All those questions are moot, because like the Triple H/ Steve Austin scenario a year earlier, somehow I would think that the Rock’s natural charisma would’ve shined through one way or the other. It just got sped up because of an ill fated heel turn and injury to somebody else.


5 thoughts on “The Nation-al Crisis: The Failed Ahmed Johnson Heel Turn

  1. Ahmed’s heel turn was a mistake and only hurt whatever promise he had in late ’95/early ’96. It was known that he was injury-prone where he would injure himself or sometimes injure others. I think by the time he had turned heel, he was lost in the shuffle of what was happening and had lost momentum. It didn’t click as well as the fact that he was terrible on the mic since many couldn’t understand what he was saying. When he came back from injury, he was pretty much done as he just didn’t possess what the Rock had nor what Farooq, D-Lo, the Godfather, or Mark Henry had as they were all engaging in some ways. Ahmed just never did that as it became very evident by late ’97/early ’98.


    • Why are people always discrediting Ahmed Johnson? I have understood him clearly on most of his promos and interviews. Yes there have been times where he didn’t make any sense but only a handful and not the way people over exaggerate.
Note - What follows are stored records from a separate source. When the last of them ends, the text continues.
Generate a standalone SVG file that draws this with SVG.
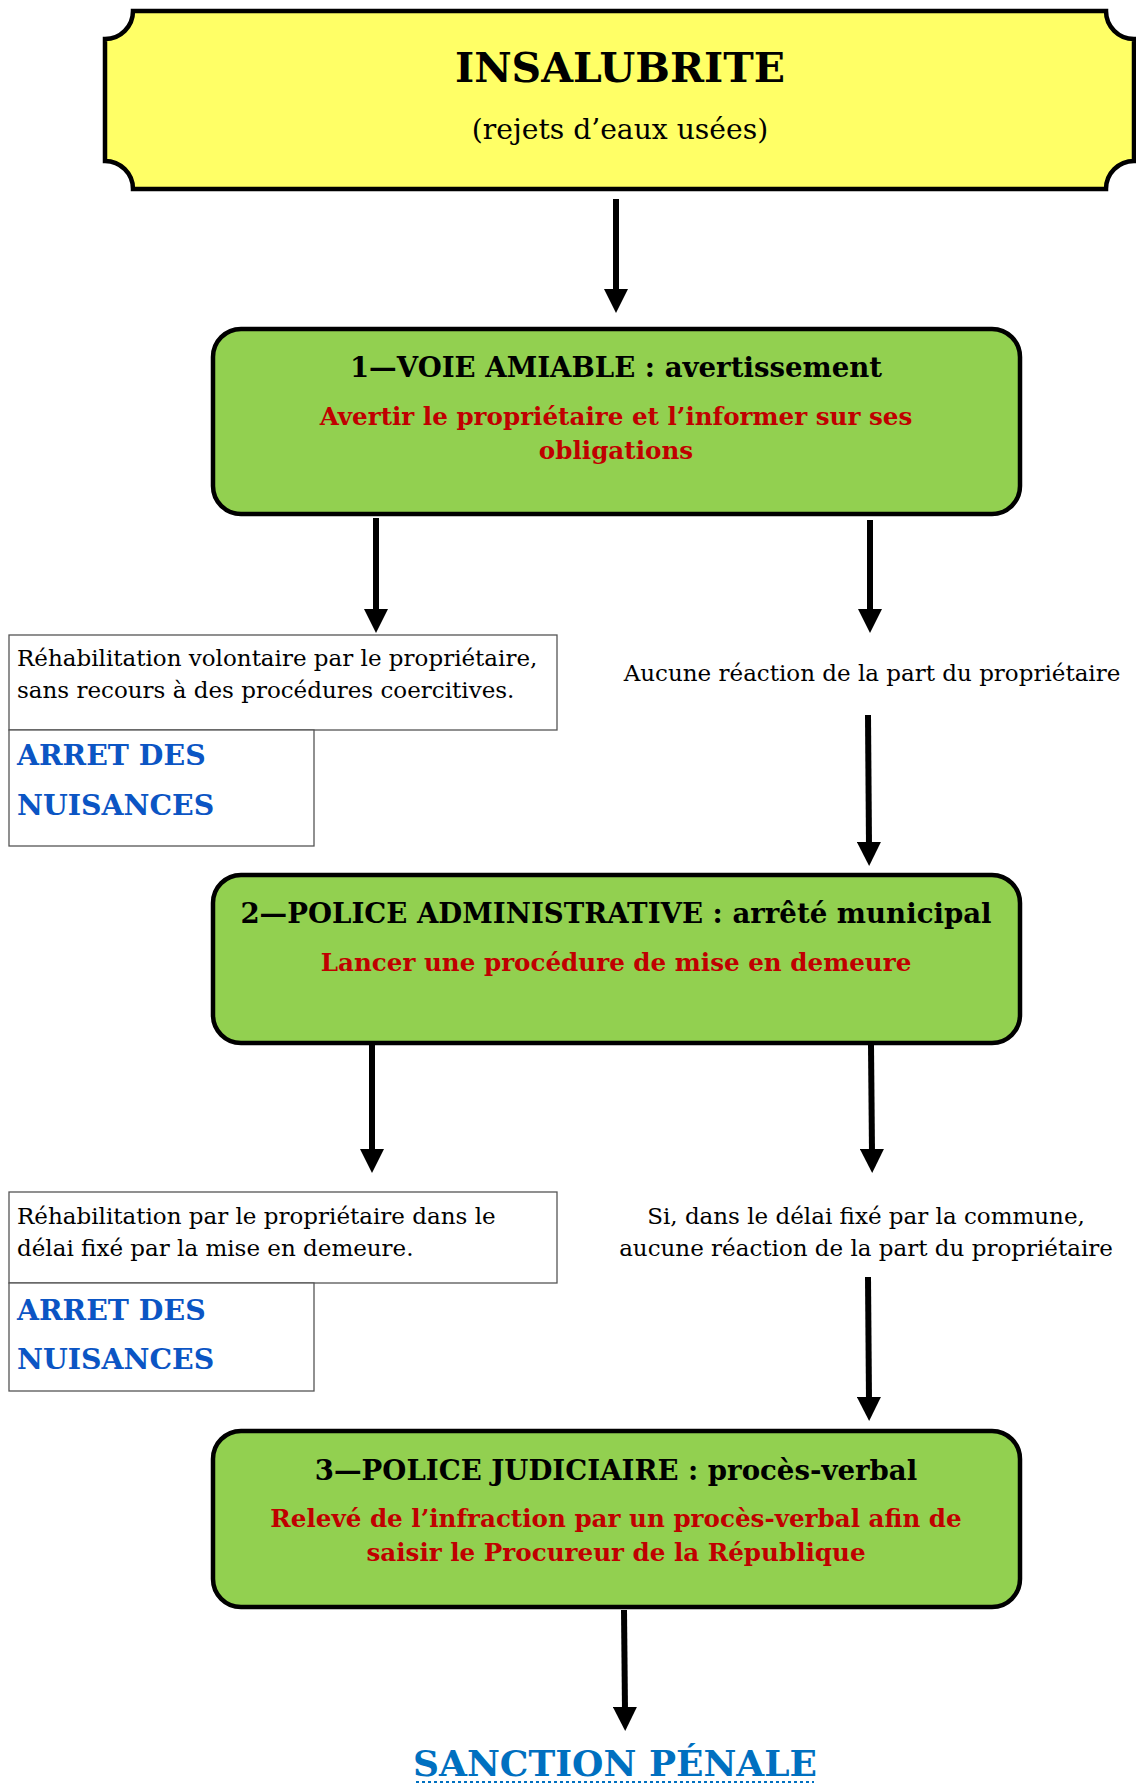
<svg xmlns="http://www.w3.org/2000/svg" width="1136" height="1784" viewBox="0 0 1136 1784">
<style>
.f{font-family:"DejaVu Serif","Liberation Serif",serif}
.green{fill:#92D050;stroke:#000;stroke-width:4.5}
.thin{fill:#fff;stroke:#555;stroke-width:1.3}
.hd{font-weight:bold;font-size:27.6px;fill:#000;text-anchor:middle}
.red{font-weight:bold;font-size:24.6px;fill:#C00000;text-anchor:middle}
.body{font-size:23px;fill:#000}
.blue{font-weight:bold;font-size:28.4px;fill:#0B55C4}
.conn{stroke:#000;stroke-width:6;fill:none;marker-end:url(#ah)}
</style>
<defs>
<marker id="ah" markerUnits="userSpaceOnUse" markerWidth="24" markerHeight="24" viewBox="0 0 24 24" refX="4" refY="12" orient="auto">
<path d="M0,0 L24,12 L0,24 Z" fill="#000"/>
</marker>
</defs>
<rect width="1136" height="1784" fill="#fff"/>
<g id="connectors">
<line class="conn" x1="616" y1="199" x2="616" y2="293"/>
<line class="conn" x1="376" y1="518" x2="376" y2="613"/>
<line class="conn" x1="870" y1="520" x2="870" y2="613"/>
<line class="conn" x1="868" y1="715" x2="869" y2="846"/>
<line class="conn" x1="372" y1="1045" x2="372" y2="1153"/>
<line class="conn" x1="871" y1="1045" x2="872" y2="1153"/>
<line class="conn" x1="868" y1="1277" x2="869" y2="1401"/>
<line class="conn" x1="624" y1="1610" x2="625" y2="1711"/>
</g>
<g id="insalubrite">
<path d="M133,11 H1106 A28,28 0 0 0 1134,39 V161 A28,28 0 0 0 1106,189 H133 A28,28 0 0 0 105,161 V39 A28,28 0 0 0 133,11 Z" fill="#FFFF66" stroke="#000" stroke-width="4.5"/>
<text class="f" x="620" y="82" text-anchor="middle" font-weight="bold" font-size="41">INSALUBRITE</text>
<text class="f" x="620" y="139" text-anchor="middle" font-size="28.2">(rejets d’eaux usées)</text>
</g>
<g id="voie-amiable">
<rect class="green" x="213" y="329" width="807" height="185" rx="28"/>
<text class="f hd" x="616" y="377">1—VOIE AMIABLE : avertissement</text>
<text class="f red" x="616" y="425">Avertir le propriétaire et l’informer sur ses</text>
<text class="f red" x="616" y="459">obligations</text>
</g>
<g id="rehab-volontaire">
<rect class="thin" x="9" y="635" width="548" height="95"/>
<text class="f body" x="17" y="666">Réhabilitation volontaire par le propriétaire,</text>
<text class="f body" x="17" y="698">sans recours à des procédures coercitives.</text>
</g>
<g id="arret-1">
<rect class="thin" x="9" y="730" width="305" height="116" stroke="#222"/>
<text class="f blue" x="17" y="765">ARRET DES</text>
<text class="f blue" x="17" y="815">NUISANCES</text>
</g>
<g id="aucune-reaction">
<text class="f body" x="872" y="681" text-anchor="middle">Aucune réaction de la part du propriétaire</text>
</g>
<g id="police-admin">
<rect class="green" x="213" y="875" width="807" height="168" rx="28"/>
<text class="f hd" x="616" y="923">2—POLICE ADMINISTRATIVE : arrêté municipal</text>
<text class="f red" x="616" y="971">Lancer une procédure de mise en demeure</text>
</g>
<g id="rehab-delai">
<rect class="thin" x="9" y="1192" width="548" height="91"/>
<text class="f body" x="17" y="1224">Réhabilitation par le propriétaire dans le</text>
<text class="f body" x="17" y="1256">délai fixé par la mise en demeure.</text>
</g>
<g id="arret-2">
<rect class="thin" x="9" y="1283" width="305" height="108" stroke="#222"/>
<text class="f blue" x="17" y="1320">ARRET DES</text>
<text class="f blue" x="17" y="1369">NUISANCES</text>
</g>
<g id="si-delai">
<text class="f body" x="866" y="1224" text-anchor="middle">Si, dans le délai fixé par la commune,</text>
<text class="f body" x="866" y="1256" text-anchor="middle">aucune réaction de la part du propriétaire</text>
</g>
<g id="police-judiciaire">
<rect class="green" x="213" y="1431" width="807" height="176" rx="28"/>
<text class="f hd" x="616" y="1480">3—POLICE JUDICIAIRE : procès-verbal</text>
<text class="f red" x="616" y="1527">Relevé de l’infraction par un procès-verbal afin de</text>
<text class="f red" x="616" y="1561">saisir le Procureur de la République</text>
</g>
<g id="sanction">
<text class="f" x="615" y="1776" text-anchor="middle" font-weight="bold" font-size="36" fill="#0070C0">SANCTION PÉNALE</text>
<line x1="416" y1="1782" x2="814" y2="1782" stroke="#0070C0" stroke-width="2" stroke-dasharray="3,3"/>
</g>
</svg>
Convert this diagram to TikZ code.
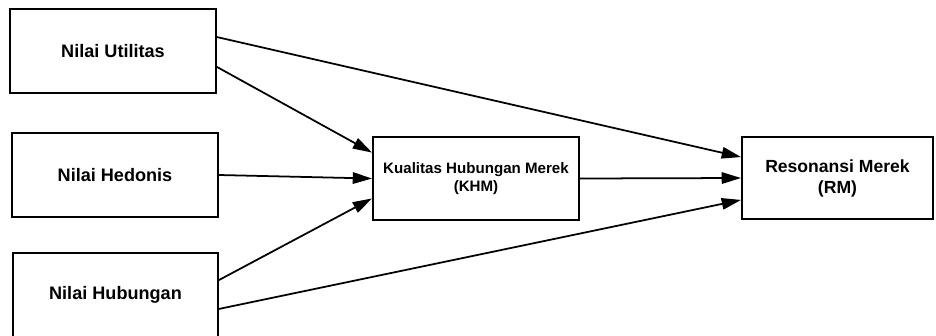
\documentclass[tikz,border=0pt]{standalone}
\usepackage{fontspec}
\setmainfont{Liberation Sans}
\usetikzlibrary{arrows.meta}

\begin{document}
\begin{tikzpicture}[x=0.02cm, y=-0.02cm,
    box/.style={draw=black, line width=1.1pt, minimum width=4.12cm, minimum height=1.68cm,
                font=\fontsize{10.3}{12}\selectfont\bfseries, align=center, inner sep=0pt},
    link/.style={line width=1pt, -{Triangle[length=11pt, width=6.5pt]}}]
    \useasboundingbox (0,0) rectangle (936,335);

    \node[box] (utilitas) at (113,51) {Nilai Utilitas};
    \node[box] (hedonis) at (115,175) {Nilai Hedonis};
    \node[box, minimum width=4.1cm] (hubungan) at (115.5,295) {Nilai Hubungan};
    \node[box, minimum height=1.66cm, font=\fontsize{8.6}{10}\selectfont\bfseries] (khm) at (476,178.5) {Kualitas Hubungan Merek\\(KHM)};
    \node[box, minimum width=3.82cm, minimum height=1.64cm, font=\fontsize{10}{12}\selectfont\bfseries] (rm) at (837.5,178) {Resonansi Merek\\(RM)};

    \draw[link] ([yshift=14*0.567pt]utilitas.east) -- ([yshift=21*0.567pt]rm.west);
    \draw[link] ([yshift=-16*0.567pt]utilitas.east) -- ([yshift=26*0.567pt]khm.west);
    \draw[link] (hedonis.east) -- (khm.west);
    \draw[link] ([yshift=15*0.567pt]hubungan.east) -- ([yshift=-20*0.567pt]khm.west);
    \draw[link] ([yshift=-14*0.567pt]hubungan.east) -- ([yshift=-22*0.567pt]rm.west);
    \draw[link] (khm.east) -- (rm.west);

  \end{tikzpicture}
\end{document}
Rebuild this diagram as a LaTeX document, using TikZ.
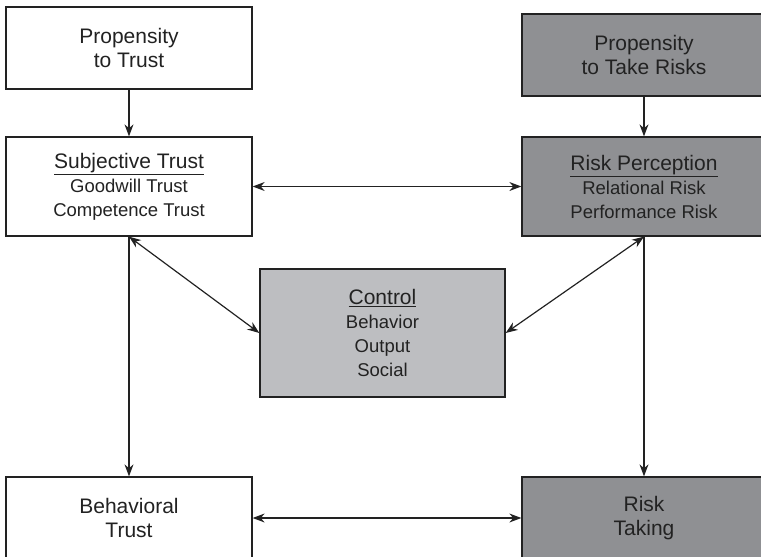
\documentclass[tikz,border=0pt]{standalone}
\usepackage{fontspec}
\setmainfont{Liberation Sans}
\usetikzlibrary{arrows.meta,positioning,calc}
\definecolor{riskgray}{HTML}{8F9093}
\definecolor{ctrlgray}{HTML}{BDBEC1}
\definecolor{inkgray}{HTML}{222222}
\tikzset{
    every node/.style={font=\fontsize{18.5}{24}\selectfont, text=inkgray}
}
\newcommand{\boxtitle}[1]{{\fontsize{21}{24}\selectfont\underline{#1}}}

\begin{document}
\begin{tikzpicture}[x=1pt, y=-1pt,
    % Boxes
    whitebox/.style={rectangle, draw=inkgray, line width=1.3pt, fill=white, minimum width=246pt, minimum height=82pt, align=center, inner sep=0pt},
    greybox/.style={whitebox, fill=riskgray, minimum width=244pt},
    ctrlbox/.style={whitebox, fill=ctrlgray},
    bigtext/.style={font=\fontsize{21}{24}\selectfont},
    % Arrows
    link/.style={-{Stealth[length=12pt,width=9pt]}, line width=1.2pt, draw=inkgray},
    twoway/.style={{Stealth[length=12pt,width=9pt]}-{Stealth[length=12pt,width=9pt]}, line width=1.2pt, draw=inkgray}
]
\useasboundingbox (0,0) rectangle (761,557);
\clip (0,0) rectangle (761,557);

% === PROPENSITIES ===
\node[whitebox, bigtext] (ptrust) at (129,48) {Propensity\\to Trust};
\node[greybox, bigtext] (prisk) at (644,55) {Propensity\\to Take Risks};

% === TRUST AND RISK PERCEPTION ===
\node[whitebox, minimum height=99pt] (strust) at (129,186.5) {\boxtitle{Subjective Trust}\\Goodwill Trust\\Competence Trust};
\node[greybox, minimum height=99pt] (rperc) at (644,186.5) {\boxtitle{Risk Perception}\\Relational Risk\\Performance Risk};

% === CONTROL ===
\node[ctrlbox, minimum width=245pt, minimum height=128pt] (control) at (382.5,333) {\boxtitle{Control}\\Behavior\\Output\\Social};

% === BEHAVIOUR ===
\node[whitebox, bigtext] (btrust) at (129,518) {Behavioral\\Trust};
\node[greybox, bigtext] (rtake) at (644,518) {Risk\\Taking};

% Connections
\draw[link] (ptrust) -- (strust);
\draw[link] (prisk) -- (rperc);
\draw[twoway] (strust) -- (rperc);
\draw[twoway] (strust.south) -- (control.west);
\draw[twoway] (rperc.south) -- (control.east);
\draw[link] (strust) -- (btrust);
\draw[link] (rperc) -- (rtake);
\draw[twoway] (btrust) -- (rtake);

\end{tikzpicture}
\end{document}
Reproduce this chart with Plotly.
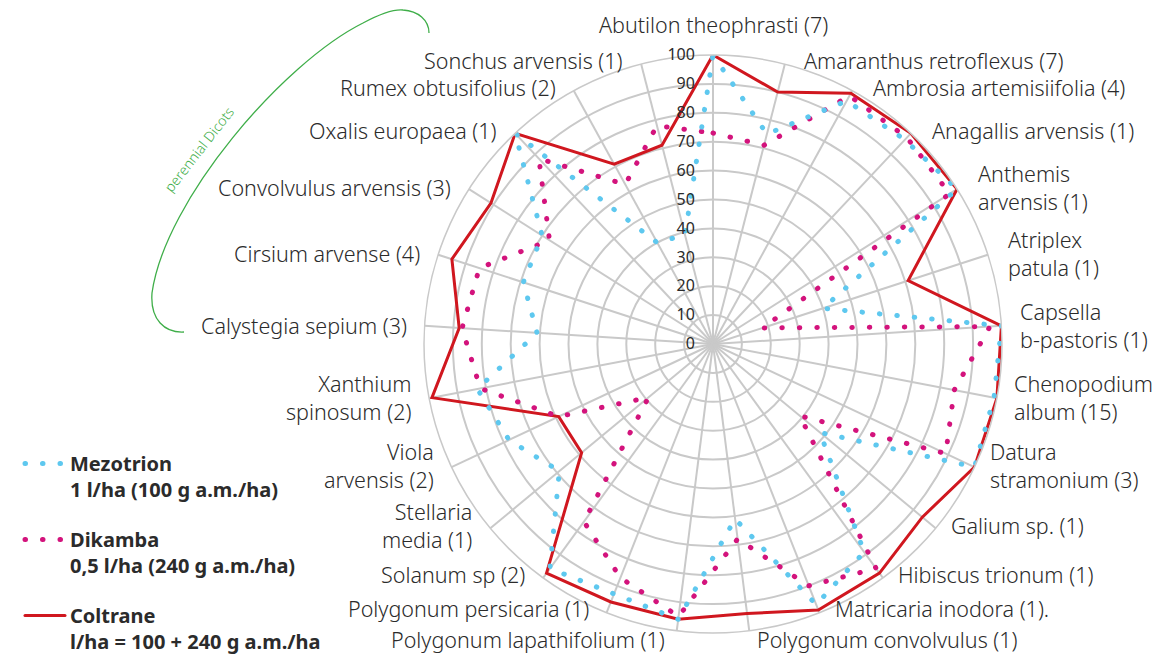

Further more Ahmed was over with the crowd until he left, I watched this carefully as I have recently watched the 96 and 97 season of Raw and the PPVs during that time frame, and though his push obviously came to an end before his departure, he remained over with the crowd. A combination of injury and a bad decision by the writers held him back.


      • In ’96, he was over but by 1997. He pretty much became another guy we didn’t give a shit out about because he had gotten injured too many times and was also injuring other wrestlers. Teddy Long was right, he was a moron.


  2. Pingback: This Week in Wrestling 2016 week 28 | Ring the Damn Bell

  3. What WWE should have done was make Johnson a heel from the start. There is no question on my mind that he could have been a dominate force had he been pushed that way.